I want Willie as naked as I can get him, and on this disc, he is most naked on “My Cricket and Me,” “A Song for You,” and “Save Your Tears” (both versions, but the alternate version on track 22 is even more naked than track 12). I actually prefer the studio version of “Shotgun Willie” to the live version, but the studio version of “Whiskey River” is too slow; even my son Jack commented on that as we were listening to it on the way to his guitar lesson. Turns out this disc was not recorded at Muscle Shoals (as Phases and Stages was), but the funky beat on “Devil in a Sleeping Bag” is about as R&B as Willie gets. The second alternate version of “Whiskey River” (on track 23) is so slow it actually becomes more interesting. It is another one of Willie’s limbo moves where he seems to be daring his band to see how slow they can go. He seems to be stretching the beat like silly putty. Willie plays his vocals like a steel guitar, stretching certain notes till they cry uncle. Overall, I didn’t like this album as much as I wanted to (again, because of the strings), but there are 4 or 5 songs that are among his best, his saddest, his rockin’-est, his nakedest. And when he sings, “each night the local memory comes around,” I can’t help thinking of Proust and how he was haunted by memories. How he courted them. Courted his own haunting. Willie and Proust might come to blows over who had the “hardest workin’ memory in this town.” Hardworking memories. That sounds like the title of a book about what Marcel Proust and Willie Nelson have in common. Someone should write that. Maybe someone already has. Maybe someone already is.

Sunday, January 10, 2010

Phases and Stages (1974)

This album was recorded at Muscle Shoals, famous for its R & B sound. Even as slow as some of the songs are on this concept album, you can still hear more of a funky beat than you get on Willie’s other albums. “The jeans fit a little bit tighter than they did before” is one of my all-time favorite lines, ranking right up there with “Shotgun Willie sits around in his underwear.” Having recently turned 40 myself, I can sympathize with the woman in this song trying to go out honky-tonking and acting like a single person at 40. Johnny Gimble on fiddle continues to impress me. Noticeably absent are Willie’s road band members: Bobbie Nelson, Paul English, Mickey Raphael, and Bee Spears. Funny how the studio musicians and the road musicians are so different. Imagine U2 doing that. Touring without the Edge. “(How Will I Know) I’m Falling In Love Again” with Gimble’s haunting fiddle in the background may be as pretty a song as Willie has in his oeuvre. Not sure why he has all the cheesy Nashville Sound strings in “I Still Can’t Believe Your Gone.” That’s probably the most disappointing version of an otherwise good song that I can think of. There is some fine guitar picking toward the end of the song, but the strings just drown everything out. “It’s Not Supposed to Be That Way” is one of my favorite songs, lyric-wise. “Be careful what you’re dreaming, soon your dreams will be dreamin’ you.” Again, though, the strings ruin an otherwise great song. You need to look elsewhere for better versions of this song without strings. It’s like Charlie Parker with strings. Just wrong. A friend of mine said the album Charlie Parker with Strings killed him. That’s how bad and wrong it was.

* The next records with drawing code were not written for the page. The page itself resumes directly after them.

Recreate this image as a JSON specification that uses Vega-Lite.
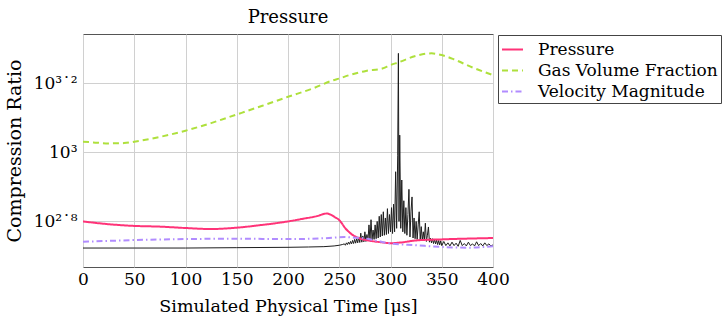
{
  "$schema": "https://vega.github.io/schema/vega-lite/v6.json",
  "autosize": {"type": "none"},
  "padding": {"left": 83, "top": 34, "right": 233, "bottom": 59},
  "width": 410,
  "height": 233,
  "background": "white",
  "title": {"text": "Pressure", "anchor": "middle", "baseline": "bottom", "offset": 9, "dy": 20, "frame": "group", "font": "DejaVu Serif", "fontSize": 18, "fontWeight": "normal", "color": "#000"},
  "config": {
    "font": "DejaVu Serif",
    "title": {"font": "DejaVu Serif", "fontSize": 18, "fontWeight": "normal", "color": "#000"},
    "style": {"group-title": {"font": "DejaVu Serif", "fontSize": 18, "fontWeight": "normal"}},
    "view": {"stroke": "#555", "strokeWidth": 1},
    "axis": {"labelFont": "DejaVu Serif", "titleFont": "DejaVu Serif", "labelFontSize": 17, "titleFontSize": 17.5, "titleFontWeight": "normal", "labelColor": "#000", "titleColor": "#000", "gridColor": "#d0d0d0", "gridWidth": 1, "domain": false, "ticks": false}
  },
  "datasets": {
    "raw": [
      {"t": 0, "value": 528.4}, {"t": 50, "value": 528.4}, {"t": 100, "value": 528.4}, {"t": 150, "value": 529.7}, {"t": 200, "value": 530.9}, {"t": 220, "value": 532.1}, {"t": 235, "value": 533.3}, {"t": 245, "value": 535.8}, {"t": 250, "value": 538.3}, {"t": 253, "value": 540.8},
      {"t": 255, "value": 543.3}, {"t": 256, "value": 538.3}, {"t": 257, "value": 547.0}, {"t": 258, "value": 540.8}, {"t": 259, "value": 549.5}, {"t": 260, "value": 542.0}, {"t": 261, "value": 552.1}, {"t": 262, "value": 543.3}, {"t": 263, "value": 555.9}, {"t": 264, "value": 544.5},
      {"t": 265, "value": 559.8}, {"t": 266, "value": 545.8}, {"t": 267, "value": 562.3}, {"t": 268, "value": 547.0}, {"t": 269, "value": 568.9}, {"t": 270, "value": 548.3}, {"t": 271, "value": 583.4}, {"t": 272, "value": 549.5}, {"t": 273, "value": 572.8}, {"t": 274, "value": 550.8},
      {"t": 275, "value": 588.8}, {"t": 276, "value": 552.1}, {"t": 277, "value": 578.1}, {"t": 278, "value": 554.6}, {"t": 279, "value": 616.6}, {"t": 280, "value": 555.9}, {"t": 281, "value": 638.3}, {"t": 282, "value": 558.5}, {"t": 283, "value": 595.7}, {"t": 284, "value": 559.8},
      {"t": 285, "value": 616.6}, {"t": 286, "value": 562.3}, {"t": 287, "value": 631.0}, {"t": 288, "value": 564.9}, {"t": 289, "value": 653.1}, {"t": 290, "value": 568.9}, {"t": 291, "value": 660.7}, {"t": 292, "value": 572.8}, {"t": 293, "value": 673.0}, {"t": 294, "value": 575.4},
      {"t": 295, "value": 645.7}, {"t": 296, "value": 578.1}, {"t": 297, "value": 687.1}, {"t": 298, "value": 582.1}, {"t": 299, "value": 660.7}, {"t": 300, "value": 588.8}, {"t": 301, "value": 691.8}, {"t": 302, "value": 582.1}, {"t": 303, "value": 707.9}, {"t": 304, "value": 588.8},
      {"t": 305, "value": 879.0}, {"t": 306, "value": 602.6}, {"t": 307, "value": 977.2}, {"t": 307.7, "value": 1936}, {"t": 308.3, "value": 631.0}, {"t": 309, "value": 1122}, {"t": 310, "value": 602.6}, {"t": 311, "value": 831.8}, {"t": 312, "value": 588.8}, {"t": 313, "value": 724.4},
      {"t": 314, "value": 582.1}, {"t": 315, "value": 691.8}, {"t": 316, "value": 575.4}, {"t": 317, "value": 660.7}, {"t": 318, "value": 781.6}, {"t": 319, "value": 568.9}, {"t": 320, "value": 676.1}, {"t": 321, "value": 743.0}, {"t": 322, "value": 564.9}, {"t": 323, "value": 645.7},
      {"t": 324, "value": 562.3}, {"t": 325, "value": 631.0}, {"t": 326, "value": 559.8}, {"t": 327, "value": 616.6}, {"t": 328, "value": 673.0}, {"t": 329, "value": 557.2}, {"t": 330, "value": 609.5}, {"t": 331, "value": 555.9}, {"t": 332, "value": 588.8}, {"t": 333, "value": 554.6},
      {"t": 334, "value": 623.7}, {"t": 335, "value": 552.1}, {"t": 336, "value": 575.4}, {"t": 337, "value": 608.1}, {"t": 338, "value": 549.5}, {"t": 339, "value": 564.9}, {"t": 340, "value": 547.0}, {"t": 341, "value": 562.3}, {"t": 342, "value": 544.5}, {"t": 343, "value": 559.8},
      {"t": 344, "value": 543.3}, {"t": 345, "value": 557.2}, {"t": 346, "value": 540.8}, {"t": 347, "value": 555.9}, {"t": 348, "value": 539.5}, {"t": 349, "value": 554.6}, {"t": 350, "value": 537.0}, {"t": 352, "value": 552.1}, {"t": 354, "value": 537.0}, {"t": 356, "value": 547.0},
      {"t": 358, "value": 535.8}, {"t": 360, "value": 549.5}, {"t": 362, "value": 537.0}, {"t": 364, "value": 545.8}, {"t": 366, "value": 534.6}, {"t": 368, "value": 555.9}, {"t": 370, "value": 537.0}, {"t": 372, "value": 544.5}, {"t": 374, "value": 535.8}, {"t": 376, "value": 549.5},
      {"t": 378, "value": 537.0}, {"t": 380, "value": 543.3}, {"t": 382, "value": 535.8}, {"t": 384, "value": 550.8}, {"t": 386, "value": 537.0}, {"t": 388, "value": 544.5}, {"t": 390, "value": 535.8}, {"t": 392, "value": 547.0}, {"t": 394, "value": 537.0}, {"t": 396, "value": 543.3},
      {"t": 398, "value": 535.8}, {"t": 400, "value": 539.5}
    ],
    "series": [
      {"series": "Pressure", "t": 0, "value": 631.0}, {"series": "Pressure", "t": 25, "value": 619.4}, {"series": "Pressure", "t": 50, "value": 612.4}, {"series": "Pressure", "t": 75, "value": 609.5}, {"series": "Pressure", "t": 100, "value": 603.9}, {"series": "Pressure", "t": 125, "value": 599.8}, {"series": "Pressure", "t": 150, "value": 605.3}, {"series": "Pressure", "t": 175, "value": 616.6}, {"series": "Pressure", "t": 200, "value": 631.0}, {"series": "Pressure", "t": 215, "value": 642.7}, {"series": "Pressure", "t": 230, "value": 656.1}, {"series": "Pressure", "t": 234, "value": 662.2}, {"series": "Pressure", "t": 238, "value": 665.3}, {"series": "Pressure", "t": 242, "value": 659.2}, {"series": "Pressure", "t": 246, "value": 648.6}, {"series": "Pressure", "t": 250, "value": 636.8}, {"series": "Pressure", "t": 256, "value": 602.6}, {"series": "Pressure", "t": 263, "value": 576.7}, {"series": "Pressure", "t": 272, "value": 561.0}, {"series": "Pressure", "t": 280, "value": 554.6}, {"series": "Pressure", "t": 290, "value": 549.5}, {"series": "Pressure", "t": 300, "value": 545.8}, {"series": "Pressure", "t": 310, "value": 548.3}, {"series": "Pressure", "t": 325, "value": 555.9}, {"series": "Pressure", "t": 350, "value": 559.8}, {"series": "Pressure", "t": 400, "value": 564.9},
      {"series": "Gas Volume Fraction", "t": 0, "value": 1074}, {"series": "Gas Volume Fraction", "t": 10, "value": 1069}, {"series": "Gas Volume Fraction", "t": 25, "value": 1062}, {"series": "Gas Volume Fraction", "t": 40, "value": 1064}, {"series": "Gas Volume Fraction", "t": 50, "value": 1074}, {"series": "Gas Volume Fraction", "t": 75, "value": 1109}, {"series": "Gas Volume Fraction", "t": 100, "value": 1156}, {"series": "Gas Volume Fraction", "t": 125, "value": 1216}, {"series": "Gas Volume Fraction", "t": 150, "value": 1288}, {"series": "Gas Volume Fraction", "t": 175, "value": 1365}, {"series": "Gas Volume Fraction", "t": 200, "value": 1449}, {"series": "Gas Volume Fraction", "t": 225, "value": 1535}, {"series": "Gas Volume Fraction", "t": 243, "value": 1614}, {"series": "Gas Volume Fraction", "t": 250, "value": 1637}, {"series": "Gas Volume Fraction", "t": 260, "value": 1675}, {"series": "Gas Volume Fraction", "t": 276, "value": 1722}, {"series": "Gas Volume Fraction", "t": 292, "value": 1750}, {"series": "Gas Volume Fraction", "t": 300, "value": 1791}, {"series": "Gas Volume Fraction", "t": 308, "value": 1824}, {"series": "Gas Volume Fraction", "t": 325, "value": 1905}, {"series": "Gas Volume Fraction", "t": 340, "value": 1936}, {"series": "Gas Volume Fraction", "t": 350, "value": 1914}, {"series": "Gas Volume Fraction", "t": 363, "value": 1854}, {"series": "Gas Volume Fraction", "t": 380, "value": 1762}, {"series": "Gas Volume Fraction", "t": 400, "value": 1675},
      {"series": "Velocity Magnitude", "t": 0, "value": 550.8}, {"series": "Velocity Magnitude", "t": 50, "value": 557.2}, {"series": "Velocity Magnitude", "t": 100, "value": 561.0}, {"series": "Velocity Magnitude", "t": 150, "value": 562.3}, {"series": "Velocity Magnitude", "t": 200, "value": 561.0}, {"series": "Velocity Magnitude", "t": 240, "value": 564.9}, {"series": "Velocity Magnitude", "t": 255, "value": 568.9}, {"series": "Velocity Magnitude", "t": 265, "value": 566.2}, {"series": "Velocity Magnitude", "t": 275, "value": 563.6}, {"series": "Velocity Magnitude", "t": 285, "value": 555.9}, {"series": "Velocity Magnitude", "t": 300, "value": 544.5}, {"series": "Velocity Magnitude", "t": 325, "value": 538.3}, {"series": "Velocity Magnitude", "t": 350, "value": 532.1}, {"series": "Velocity Magnitude", "t": 375, "value": 529.7}, {"series": "Velocity Magnitude", "t": 400, "value": 534.6}
    ]
  },
  "encoding": {
    "x": {"field": "t", "type": "quantitative", "scale": {"domain": [0, 400], "nice": false, "zero": false},
      "axis": {"values": [0, 50, 100, 150, 200, 250, 300, 350, 400], "title": "Simulated Physical Time [μs]", "grid": true, "labelPadding": 4, "titlePadding": 10, "labelFlush": false}},
    "y": {"field": "value", "type": "quantitative", "scale": {"type": "log", "domain": [465.6, 2203], "nice": false, "zero": false},
      "axis": {"values": [630.957, 1000, 1584.893], "title": "Compression Ratio", "titleFontSize": 19, "grid": true, "labelPadding": 6, "titlePadding": 9,
        "labelExpr": "datum.value < 800 ? '10²˙⁸' : (datum.value < 1200 ? '10³' : '10³˙²')"}}
  },
  "layer": [
    {
      "data": {"name": "raw"},
      "mark": {"type": "line", "color": "#1e1e1e", "strokeWidth": 1, "clip": true}
    },
    {
      "data": {"name": "series"},
      "mark": {"type": "line", "strokeWidth": 2, "interpolate": "monotone", "clip": true},
      "encoding": {
        "color": {"field": "series", "type": "nominal",
          "scale": {"domain": ["Pressure", "Gas Volume Fraction", "Velocity Magnitude"], "range": ["#ff3378", "#aee03c", "#b18cff"]},
          "legend": {"title": null, "orient": "none", "legendX": 415, "legendY": 1, "strokeColor": "#444", "fillColor": "white", "padding": 3, "rowPadding": 1,
            "labelFont": "DejaVu Serif", "labelFontSize": 17, "labelColor": "#000", "labelLimit": 0, "symbolType": "stroke", "symbolSize": 441, "symbolStrokeWidth": 2, "labelOffset": 14, "cornerRadius": 0}},
        "strokeDash": {"field": "series", "type": "nominal",
          "scale": {"domain": ["Pressure", "Gas Volume Fraction", "Velocity Magnitude"], "range": [[1, 0], [6, 4], [6, 3, 1.5, 3]]},
          "legend": {"title": null, "orient": "none", "legendX": 415, "legendY": 1}}
      }
    }
  ]
}
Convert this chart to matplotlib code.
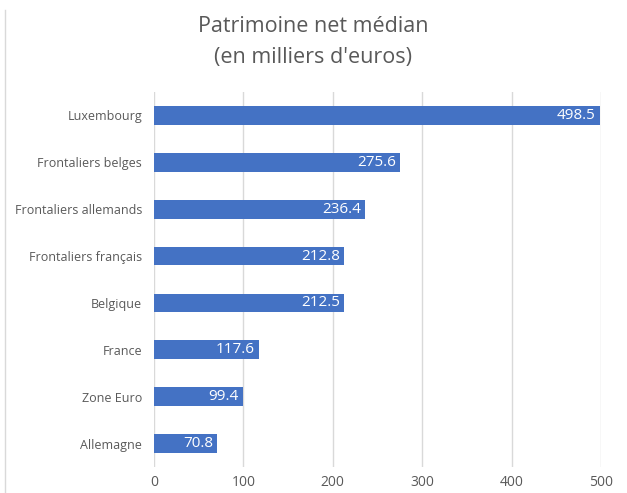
import matplotlib
matplotlib.use("Agg")
import matplotlib.pyplot as plt
from matplotlib.lines import Line2D

categories = ["Luxembourg", "Frontaliers belges", "Frontaliers allemands",
              "Frontaliers français", "Belgique", "France", "Zone Euro", "Allemagne"]
values = [498.5, 275.6, 236.4, 212.8, 212.5, 117.6, 99.4, 70.8]
xticks = [0, 100, 200, 300, 400, 500]

plt.rcParams['font.family'] = ['Open Sans', 'DejaVu Sans']

fig = plt.figure(figsize=(6.27, 4.93), dpi=100)
ax = fig.add_axes([154/627, 1-467/493, (601-154)/627, (467-92)/493])

ypos = list(range(len(categories)))
bars = ax.barh(ypos, values, height=0.4, color="#4472C4", zorder=3)
ax.set_ylim(len(categories)-0.5, -0.5)
ax.set_xlim(0, 500)
ax.set_yticks(ypos)
ax.set_yticklabels(categories, fontsize=9, color="#595959")
ax.set_xticks(xticks)
ax.set_xticklabels([str(t) for t in xticks], fontsize=10, color="#595959")
ax.tick_params(axis='both', length=0)
ax.tick_params(axis='y', pad=8.5)
ax.tick_params(axis='x', pad=6)
ax.grid(axis='x', color="#D9D9D9", linewidth=1, zorder=0)
for s in ax.spines.values():
    s.set_visible(False)

for b, v in zip(bars, values):
    ax.annotate(f"{v:.1f}", xy=(v, b.get_y()+b.get_height()/2), xytext=(-3, 0),
                textcoords="offset points", ha="right", va="center",
                color="white", fontsize=11, zorder=4)

fig.text(0.5, 1-27/493, "Patrimoine net médian", ha="center", va="center",
         fontsize=15.5, color="#595959")
fig.text(0.5, 1-58/493, "(en milliers d'euros)", ha="center", va="center",
         fontsize=15.5, color="#595959")

fig.add_artist(Line2D([5/627, 5/627], [0, 1-10/493], transform=fig.transFigure,
                      color="#D9D9D9", linewidth=1))

fig.savefig("out.png", dpi=100)
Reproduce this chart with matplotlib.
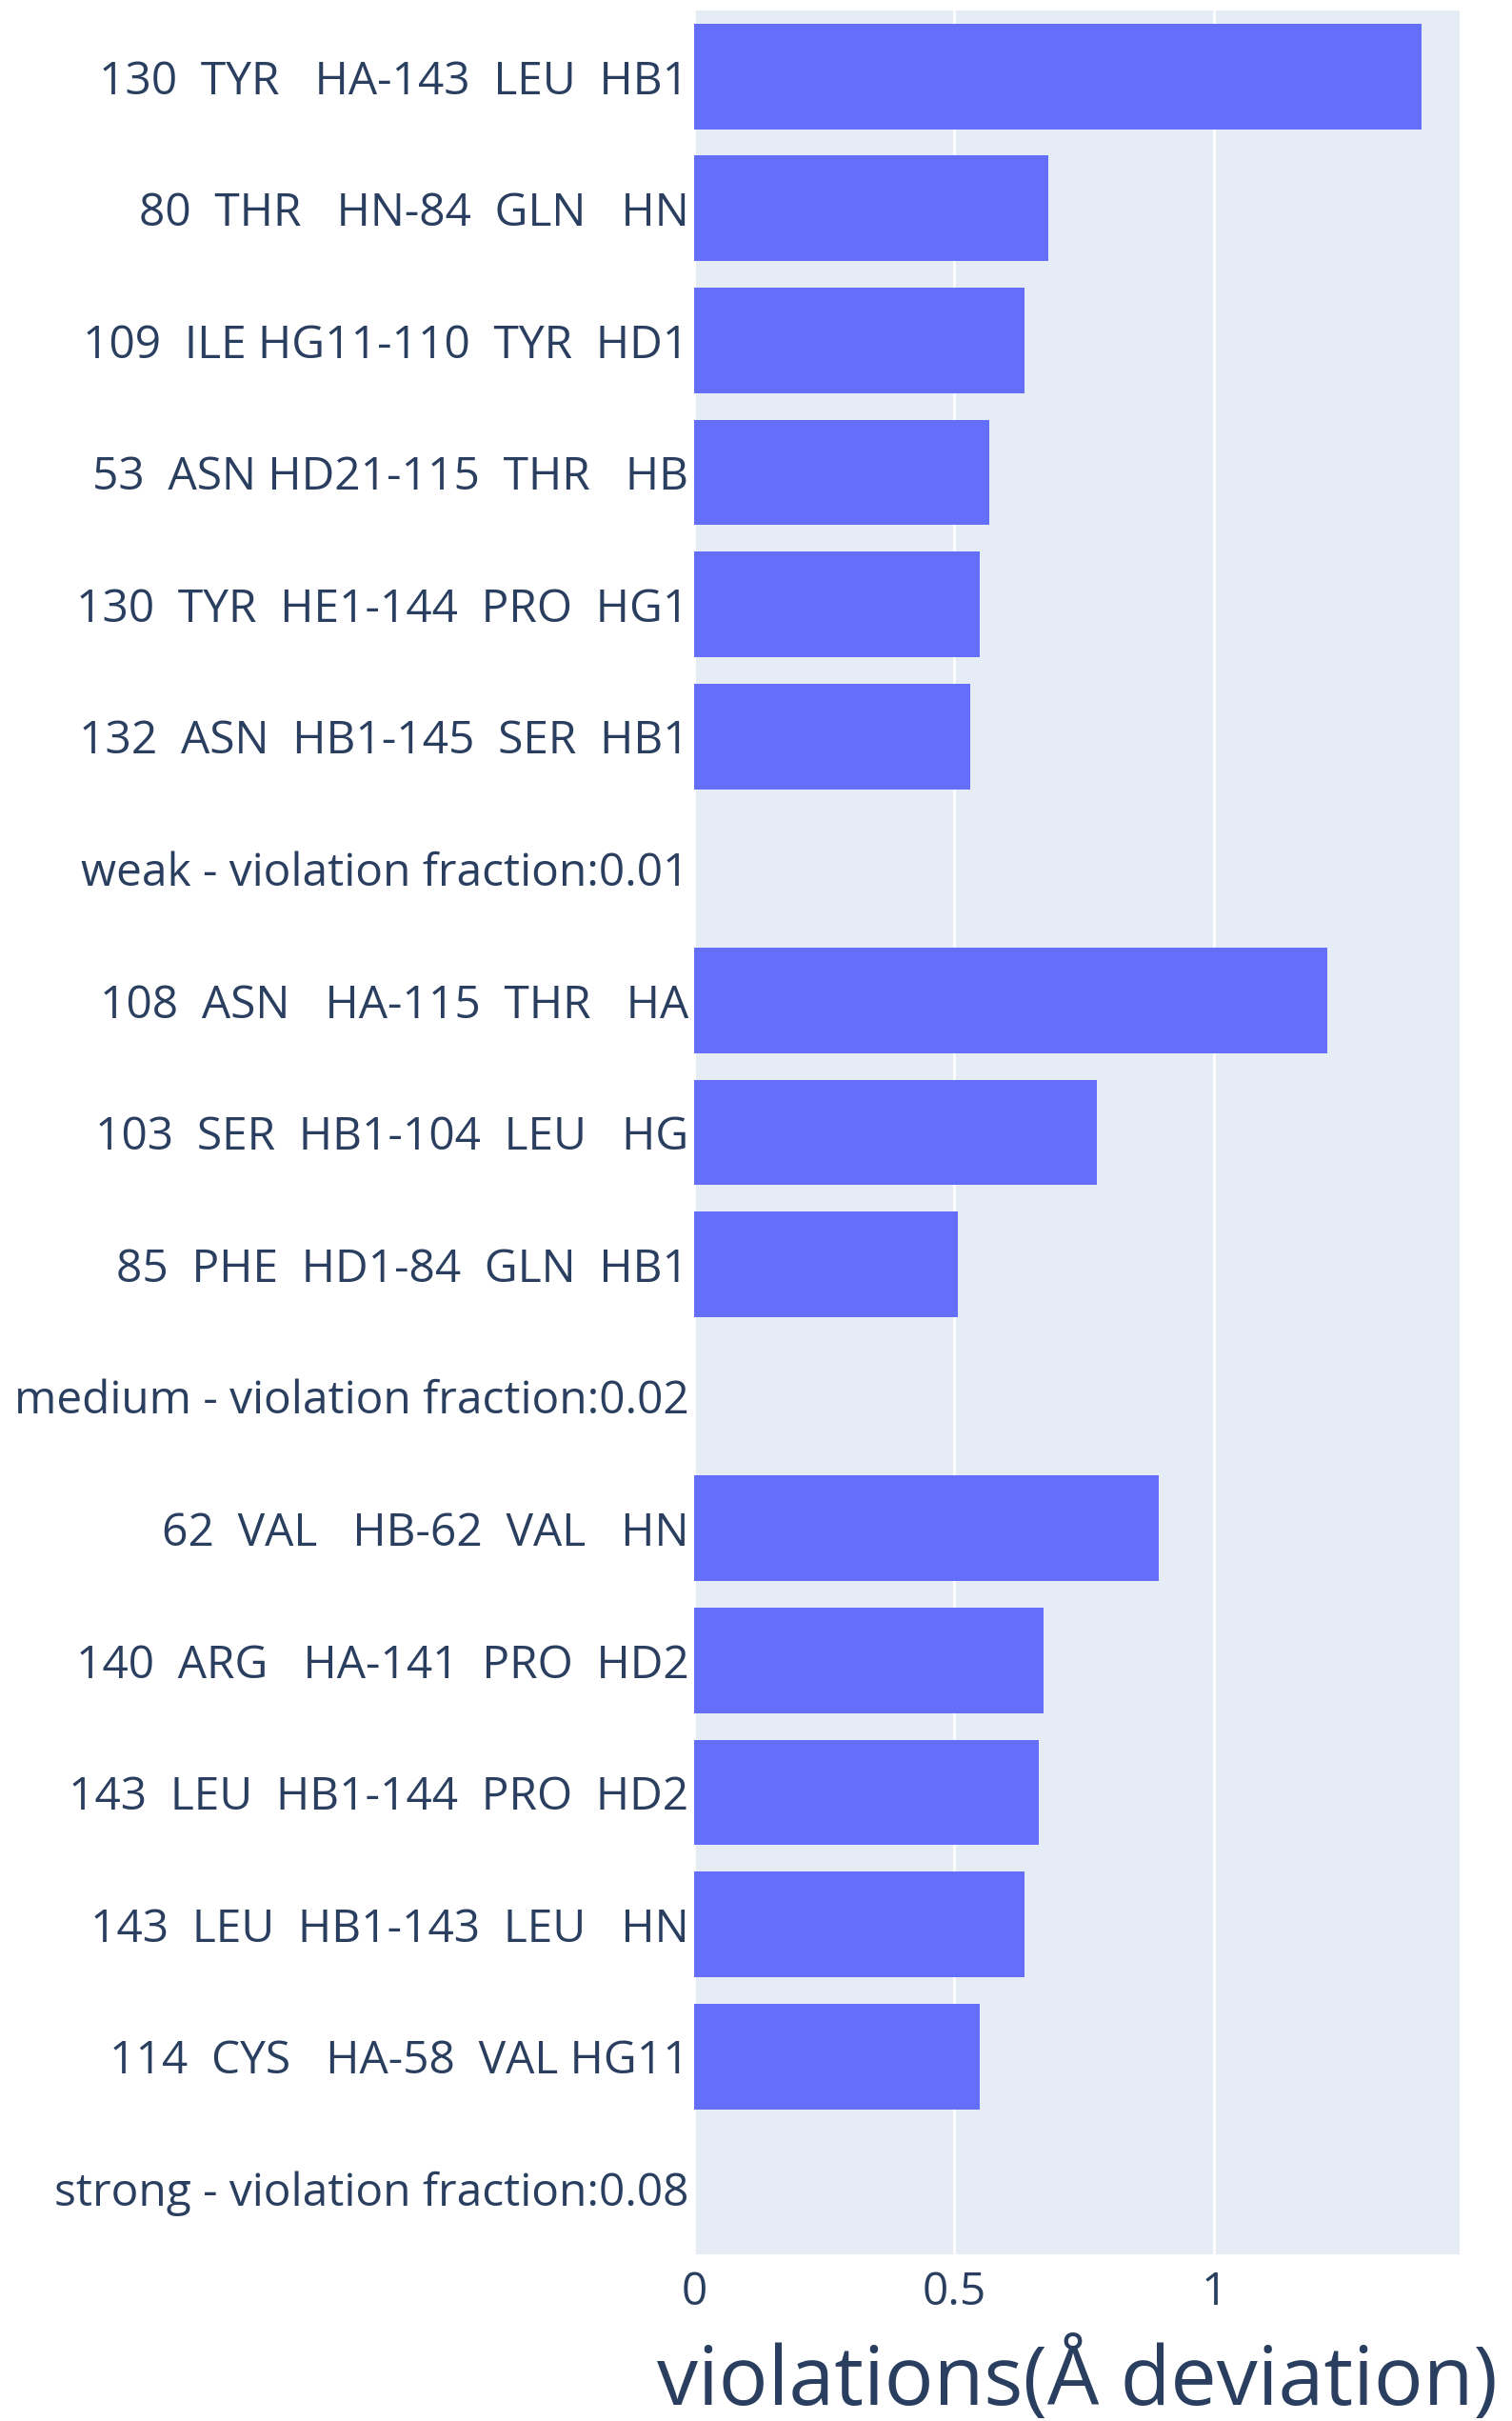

Wow. This is really interesting. Tracks 12-21 were recorded in Nashville with Willie’s road band (mentioned above). The “Bloody Mary Morning” version on track 15 is smoking. I like the way the back-up singers kick in during the chorus. It sounds like a live performance. It captures the band’s live sound. I think I like this group’s version of “No Love Around” on track #16 better, too. Still have the syrupy strings on “I Still Can’t Believe You’re Gone.” Overall, I think I like Shotgun Willie better, but the previously unreleased tracks 12-21 with the road band are worth re-visiting.

Saturday, January 9, 2010

Live at the Texas Opry House (1974)

Recorded on June 29th and June 30th of 1974, this disc combines songs from both sets from the Saturday and Sunday concerts. Tracks 1-11 originally appeared on The Classic, Unreleased Collection (1993). It is one of three from The Complete Atlantic Recordings, which also includes Phases and Stages and Shotgun Willie. Interestingly, Willie turns 40 years old while working on this music, which is the age I have just reached myself. This concert may contain the best version of “Whiskey River,” the Johnny Bush song that Willie has made his signature song. This album also has the distinction of being one of two (the other is Red-Headed Stranger) that my wife will willingly listen to. “Whiskey River, take my mind” reinforces the introspective, contemplative theme I keep hearing in Willie’s music. Even in this most upbeat and dance-like of his tunes, he is talking about his mind. His mind, it seems, is always on his mind. Thinking about thinking. The cosmic cowboy was meta before meta was cool. The band is on fire in this concert, especially on “Truck Drivin’ Man.” Willie’s version of “She Thinks I Still Care” cannot compete with George Jones’s, but it’s better than James Taylor’s. Willie just can’t ever be as sad as George Jones. And when he tries to be sad, it isn’t believable because you know Willie can’t be that sad. He’s too Hakuna Matata. Johnny Gimble on fiddle plays my favorite solo on the Funny/Crazy/Night Life medley from set 1 of the Sunday show. After the solo, Willie says, “That’s just how I wrote it.” And that’s how perfect it sounds. Like a sonnet snapping shut. I will also be paying attention to Jimmy Day on steel guitar.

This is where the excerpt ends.